• TASK
Beneath this instruction is a block of data; output from it exactly the lines that run from the one containing "The picture is" through the one containing "const BAND_FLOOR = 421;", inclusive.
start DATA LINES
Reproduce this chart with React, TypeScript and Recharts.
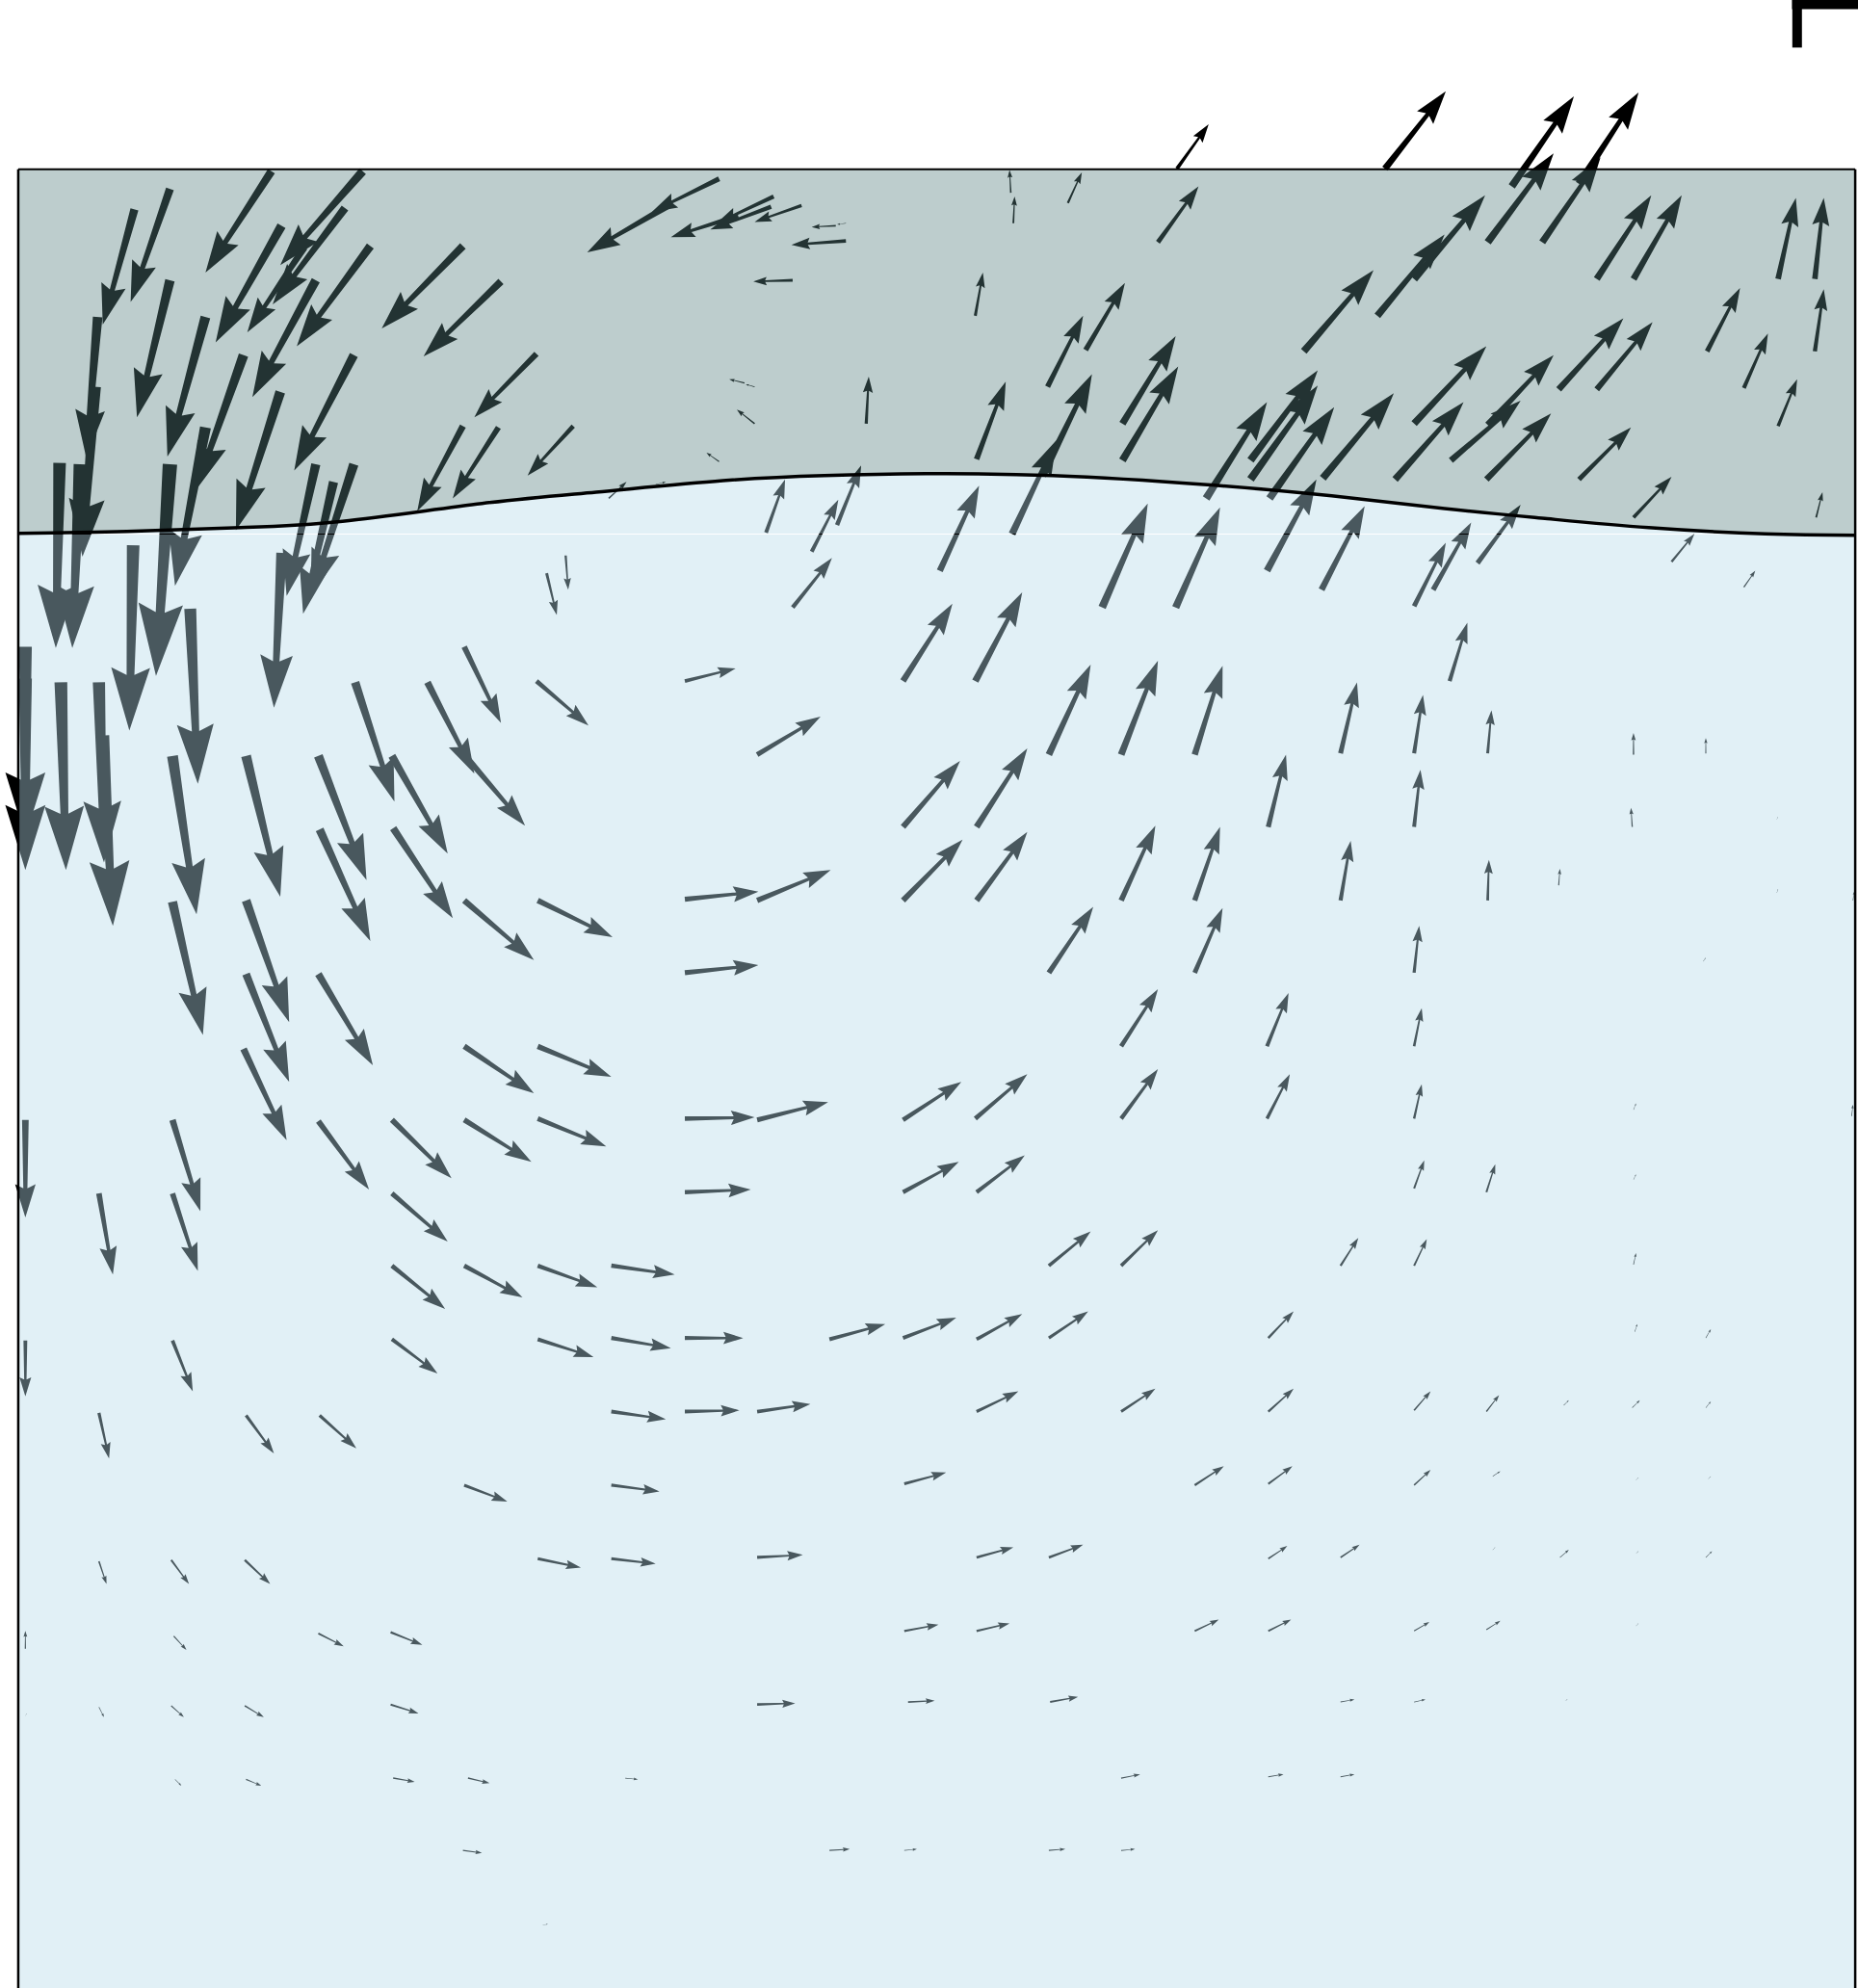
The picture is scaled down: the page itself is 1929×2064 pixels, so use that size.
import React from "react";
import { ComposedChart, Area, Line, Scatter, XAxis, YAxis, ReferenceLine } from "recharts";

type Seg = [number, number, number, number];

const WIDTH = 1929;
const HEIGHT = 2064;
const X_MAX = 1465;
const Y_MAX = 1567.5;
const FRAME = { left: 14.4, right: 1462.8, top: 133.4, bottom: 1567.5 };
const BAND_FLOOR = 421;

const waveX = [14.4, 100, 190, 270, 380, 470, 570, 650, 730, 830, 949, 1050, 1139, 1220, 1300, 1392, 1462.8];
const waveY = [420.5, 419, 416, 411, 397, 388, 379, 375, 373.5, 375, 382, 391, 401, 409, 416, 421, 422];

// tail x, tail y, tip x, tip y
const bandRight: Seg[] = [
  [799, 176, 800, 155], [797, 152, 796, 134], [842, 160, 853, 136], [928, 133, 953, 98], [913, 191, 945, 147],
  [1092, 133, 1140, 72], [1192, 147, 1241, 76], [1173, 191, 1225, 121], [1216, 191, 1262, 124], [1245, 145, 1292, 73],
  [1259, 220, 1302, 154], [1288, 220, 1326, 154], [1402, 220, 1416, 156], [1431, 220, 1438, 156], [1346, 277, 1372, 227],
  [1431, 277, 1438, 228], [1375, 306, 1394, 263], [1402, 336, 1417, 299], [1229, 307, 1280, 251], [1259, 307, 1303, 254],
  [1115, 334, 1172, 273], [1144, 363, 1199, 316], [1173, 335, 1225, 280], [1172, 378, 1223, 326], [1100, 378, 1154, 317],
  [1245, 378, 1286, 337], [1288, 408, 1318, 376], [1086, 249, 1139, 185], [1115, 220, 1171, 154], [1028, 277, 1083, 213],
  [770, 362, 793, 301], [826, 305, 854, 249], [856, 276, 887, 223], [885, 334, 927, 265], [885, 363, 929, 289],
  [769, 249, 775, 215], [798, 421, 833, 347], [822, 375, 861, 295], [951, 393, 999, 317], [986, 363, 1039, 292],
  [986, 378, 1039, 304], [1001, 393, 1052, 321], [1043, 377, 1099, 310], [999, 450, 1038, 378], [1042, 465, 1076, 399],
  [927, 479, 962, 400], [869, 479, 905, 397], [741, 450, 772, 383], [1115, 478, 1140, 428], [1130, 465, 1160, 412],
  [1165, 444, 1199, 398], [1318, 443, 1336, 421], [1375, 463, 1384, 450], [1432, 408, 1437, 388],
];

const bandMiddle: Seg[] = [
  [567, 141, 514, 167], [529, 161, 463, 199], [610, 155, 565, 176], [582, 170, 529, 187], [608, 163, 560, 181],
  [632, 162, 595, 175], [667, 176, 660, 177], [659, 178, 640, 179], [667, 190, 624, 193], [625, 221, 594, 222],
  [595, 305, 588, 303], [587, 302, 575, 299], [595, 334, 581, 323], [567, 364, 557, 357], [683, 334, 685, 297],
  [452, 336, 416, 375], [423, 279, 374, 329], [393, 337, 357, 393], [365, 336, 329, 403], [480, 393, 494, 380],
  [517, 382, 525, 380], [604, 420, 619, 378], [640, 435, 661, 394], [660, 414, 679, 367], [625, 479, 656, 440],
  [446, 438, 448, 465], [431, 452, 439, 485],
];

const bandLeft: Seg[] = [
  [134, 149, 103, 238], [106, 165, 81, 256], [214, 135, 162, 215], [286, 135, 221, 209], [272, 164, 215, 240],
  [240, 195, 195, 262], [222, 178, 170, 270], [292, 194, 234, 273], [365, 194, 301, 259], [395, 222, 334, 281],
  [249, 221, 199, 313], [279, 280, 232, 371], [134, 221, 108, 329], [162, 250, 132, 360], [192, 280, 154, 387],
  [221, 309, 186, 418], [162, 337, 138, 462], [134, 366, 123, 533], [77, 250, 68, 361], [75, 305, 65, 439],
  [47, 365, 44, 511], [63, 366, 57, 511], [249, 366, 226, 470], [279, 366, 245, 470], [263, 380, 239, 484],
  [222, 436, 216, 558], [105, 430, 102, 576], [150, 480, 156, 618], [20, 510, 20, 660], [20, 535, 20, 686],
  [48, 538, 52, 686], [78, 538, 82, 680], [81, 580, 89, 730], [136, 596, 155, 721], [136, 711, 160, 816],
  [194, 596, 221, 707], [194, 710, 228, 806], [194, 768, 228, 853], [192, 827, 226, 899], [251, 596, 289, 694],
  [252, 654, 292, 742], [251, 768, 294, 840], [280, 538, 311, 632], [309, 596, 353, 673], [310, 653, 357, 724],
  [337, 538, 374, 610], [366, 510, 395, 570], [366, 595, 414, 651],
];

const interiorUpper: Seg[] = [
  [423, 537, 464, 572], [424, 710, 483, 739], [540, 537, 580, 527], [597, 595, 647, 565], [712, 537, 751, 476],
  [769, 537, 806, 467], [712, 652, 757, 600], [770, 652, 810, 590], [827, 595, 860, 524], [884, 595, 913, 521],
  [942, 595, 964, 525], [1000, 652, 1014, 595], [1057, 594, 1070, 538], [1115, 594, 1122, 548], [1143, 537, 1157, 491],
  [1173, 594, 1176, 560], [1115, 652, 1120, 607], [1057, 710, 1065, 663], [942, 710, 962, 652], [884, 710, 911, 651],
  [770, 710, 810, 656], [712, 710, 759, 662], [597, 710, 655, 686], [540, 709, 598, 703], [540, 767, 598, 761],
  [827, 767, 862, 715], [942, 767, 964, 716], [1115, 767, 1119, 730], [1173, 710, 1174, 678], [1229, 698, 1230, 685],
  [366, 710, 421, 757], [884, 825, 913, 780], [999, 825, 1016, 783], [1115, 825, 1121, 795], [1115, 882, 1121, 855],
  [999, 882, 1017, 847], [884, 882, 913, 843], [769, 882, 810, 847], [712, 883, 758, 853], [597, 883, 653, 869],
  [540, 882, 595, 881], [424, 825, 482, 849], [366, 825, 421, 862], [424, 882, 478, 904], [366, 883, 419, 916],
  [309, 883, 356, 929], [251, 884, 291, 938], [136, 883, 158, 955], [20, 883, 20, 960],
];

const interiorMiddle: Seg[] = [
  [136, 941, 156, 1002], [78, 941, 89, 1005], [309, 941, 353, 979], [309, 998, 351, 1032], [366, 998, 412, 1023],
  [424, 998, 471, 1015], [482, 998, 532, 1005], [540, 940, 592, 938], [712, 940, 756, 916], [770, 940, 808, 911],
  [827, 998, 860, 971], [884, 998, 913, 970], [1057, 998, 1071, 976], [1115, 998, 1125, 977], [1115, 937, 1123, 915],
  [1172, 940, 1179, 918], [20, 1057, 20, 1101], [136, 1057, 152, 1097], [309, 1056, 345, 1083], [424, 1056, 468, 1070],
  [482, 1055, 529, 1063], [540, 1055, 586, 1055], [654, 1056, 698, 1044], [712, 1055, 754, 1039], [770, 1056, 806, 1036],
  [827, 1055, 858, 1034], [1000, 1055, 1020, 1034], [78, 1114, 86, 1150], [194, 1116, 216, 1146], [252, 1116, 281, 1142],
  [482, 1113, 525, 1119], [540, 1113, 583, 1112], [597, 1113, 639, 1107], [770, 1113, 803, 1097], [884, 1113, 911, 1095],
  [1000, 1113, 1020, 1095], [1115, 1112, 1128, 1097], [1172, 1113, 1182, 1100], [366, 1171, 400, 1184], [482, 1171, 520, 1176],
  [713, 1170, 746, 1161], [942, 1171, 965, 1156], [1000, 1170, 1019, 1156], [1115, 1171, 1128, 1159], [1177, 1164, 1183, 1160],
];

const interiorLower: Seg[] = [
  [78, 1231, 84, 1249], [135, 1230, 149, 1249], [193, 1230, 213, 1249], [424, 1229, 458, 1236], [482, 1229, 517, 1233],
  [597, 1228, 633, 1226], [770, 1228, 799, 1220], [827, 1228, 854, 1218], [1000, 1229, 1015, 1219], [1057, 1228, 1072, 1218],
  [1230, 1228, 1237, 1222], [1345, 1228, 1350, 1223], [20, 1300, 20, 1286], [137, 1290, 147, 1301], [251, 1288, 271, 1298],
  [308, 1287, 333, 1297], [713, 1286, 740, 1281], [770, 1286, 796, 1280], [942, 1286, 961, 1277], [1000, 1286, 1018, 1277],
  [1115, 1286, 1127, 1279], [1172, 1285, 1183, 1278], [78, 1346, 82, 1354], [135, 1345, 145, 1354], [193, 1345, 208, 1354],
  [308, 1344, 330, 1351], [597, 1344, 627, 1343], [716, 1342, 737, 1341], [828, 1342, 850, 1338], [1057, 1342, 1068, 1340],
  [1115, 1342, 1124, 1340], [138, 1403, 143, 1408], [194, 1403, 206, 1408], [310, 1402, 327, 1405], [369, 1402, 386, 1406],
  [493, 1402, 503, 1403], [884, 1402, 899, 1399], [1000, 1401, 1012, 1399], [1057, 1401, 1068, 1399], [365, 1459, 380, 1461],
  [654, 1459, 670, 1458], [713, 1459, 723, 1458], [827, 1459, 840, 1458], [884, 1459, 895, 1458], [428, 1518, 432, 1517],
];

const interiorFaintRight: Seg[] = [
  [1287, 1110, 1293, 1104], [1233, 1108, 1237, 1104], [1345, 1110, 1349, 1105], [1289, 1050, 1291, 1044], [1345, 1055, 1349, 1048],
  [1288, 997, 1290, 988], [1288, 930, 1290, 926], [1288, 875, 1290, 870], [1343, 758, 1345, 755], [1401, 704, 1402, 701],
  [1401, 646, 1402, 644], [1287, 652, 1286, 637], [1345, 594, 1345, 582], [1288, 595, 1288, 578], [1461, 710, 1462, 703],
  [1460, 880, 1461, 871], [1290, 1167, 1292, 1165], [1347, 1166, 1349, 1164], [1290, 1225, 1292, 1223], [1234, 1341, 1236, 1340],
  [1177, 1222, 1179, 1220], [1290, 1282, 1292, 1280], [20, 1353, 21, 1351],
];

const arrowData = [...bandLeft, ...bandMiddle, ...bandRight, ...interiorUpper, ...interiorMiddle, ...interiorLower, ...interiorFaintRight].map(
  ([x, y, tx, ty]) => ({ x, y, tx, ty })
);
const waveData = waveX.map((x, i) => ({ x, wave: waveY[i], band: [FRAME.top, waveY[i]], dip: [waveY[i], Math.max(waveY[i], BAND_FLOOR - 0.2)] }));
const lowerData = [FRAME.left, FRAME.right].map((x) => ({ x, low: [BAND_FLOOR + 0.4, FRAME.bottom] }));

const SX = WIDTH / X_MAX;
const SY = HEIGHT / Y_MAX;

function ArrowShape(props: any) {
  const { cx, cy, payload } = props;
  const dx = (payload.tx - payload.x) * SX;
  const dy = (payload.ty - payload.y) * SY;
  const L = Math.hypot(dx, dy);
  if (!L) return <g />;
  const ux = dx / L, uy = dy / L, nx = -uy, ny = ux;
  const tipX = cx + dx, tipY = cy + dy;
  const tailHalf = 0.034 * L;
  const neckHalf = 0.021 * L;
  const headL = 0.34 * L, headHalf = 0.105 * L, notch = 0.3 * L;
  const bx = tipX - ux * headL, by = tipY - uy * headL;
  const mx = tipX - ux * notch, my = tipY - uy * notch;
  const d = [
    `M${cx + nx * tailHalf} ${cy + ny * tailHalf}`,
    `L${mx + nx * neckHalf} ${my + ny * neckHalf}`,
    `L${bx + nx * headHalf} ${by + ny * headHalf}`,
    `L${tipX} ${tipY}`,
    `L${bx - nx * headHalf} ${by - ny * headHalf}`,
    `L${mx - nx * neckHalf} ${my - ny * neckHalf}`,
    `L${cx - nx * tailHalf} ${cy - ny * tailHalf}Z`,
  ].join("");
  return <path d={d} fill="#000" />;
}

const segLine = (a: [number, number], b: [number, number]) => [{ x: a[0], y: a[1] }, { x: b[0], y: b[1] }];

export default function App() {
  return (
    <div style={{ position: "absolute", left: 0, top: 0, width: WIDTH, height: HEIGHT, background: "#fff", overflow: "hidden" }}>
      <ComposedChart width={WIDTH} height={HEIGHT} margin={{ top: 0, right: 0, bottom: 0, left: 0 }} data={waveData}>
        <XAxis dataKey="x" type="number" domain={[0, X_MAX]} hide allowDataOverflow />
        <YAxis dataKey="y" type="number" domain={[0, Y_MAX]} reversed hide width={0} allowDataOverflow />
        <Scatter data={arrowData} shape={<ArrowShape />} isAnimationActive={false} zIndex={50} />
        <Area data={waveData} dataKey="band" type="natural" stroke="none" fill="rgb(88,129,129)" fillOpacity={0.396} isAnimationActive={false} dot={false} activeDot={false} />
        <Area data={waveData} dataKey="dip" type="natural" stroke="none" fill="rgb(181,218,233)" fillOpacity={0.404} isAnimationActive={false} dot={false} activeDot={false} />
        <Area data={lowerData} dataKey="low" type="linear" stroke="none" fill="rgb(181,218,233)" fillOpacity={0.404} isAnimationActive={false} dot={false} activeDot={false} />
        <Line data={waveData} dataKey="wave" type="natural" stroke="#000" strokeWidth={3.5} dot={false} activeDot={false} isAnimationActive={false} />
        <ReferenceLine segment={segLine([FRAME.left, FRAME.top], [FRAME.right, FRAME.top])} stroke="#000" strokeWidth={2} />
        <ReferenceLine segment={segLine([FRAME.left, FRAME.top], [FRAME.left, FRAME.bottom])} stroke="#000" strokeWidth={2.5} />
        <ReferenceLine segment={segLine([FRAME.right, FRAME.top], [FRAME.right, FRAME.bottom])} stroke="#000" strokeWidth={2.5} />
        <ReferenceLine segment={segLine([1417, 0], [1417, 37.5])} stroke="#000" strokeWidth={10} />
        <ReferenceLine segment={segLine([1413, 3.5], [1465, 3.5])} stroke="#000" strokeWidth={10} />
      </ComposedChart>
    </div>
  );
}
end DATA LINES
• OUTPUT FOR THIS TASK
The picture is scaled down: the page itself is 1929×2064 pixels, so use that size.
import React from "react";
import { ComposedChart, Area, Line, Scatter, XAxis, YAxis, ReferenceLine } from "recharts";

type Seg = [number, number, number, number];

const WIDTH = 1929;
const HEIGHT = 2064;
const X_MAX = 1465;
const Y_MAX = 1567.5;
const FRAME = { left: 14.4, right: 1462.8, top: 133.4, bottom: 1567.5 };
const BAND_FLOOR = 421;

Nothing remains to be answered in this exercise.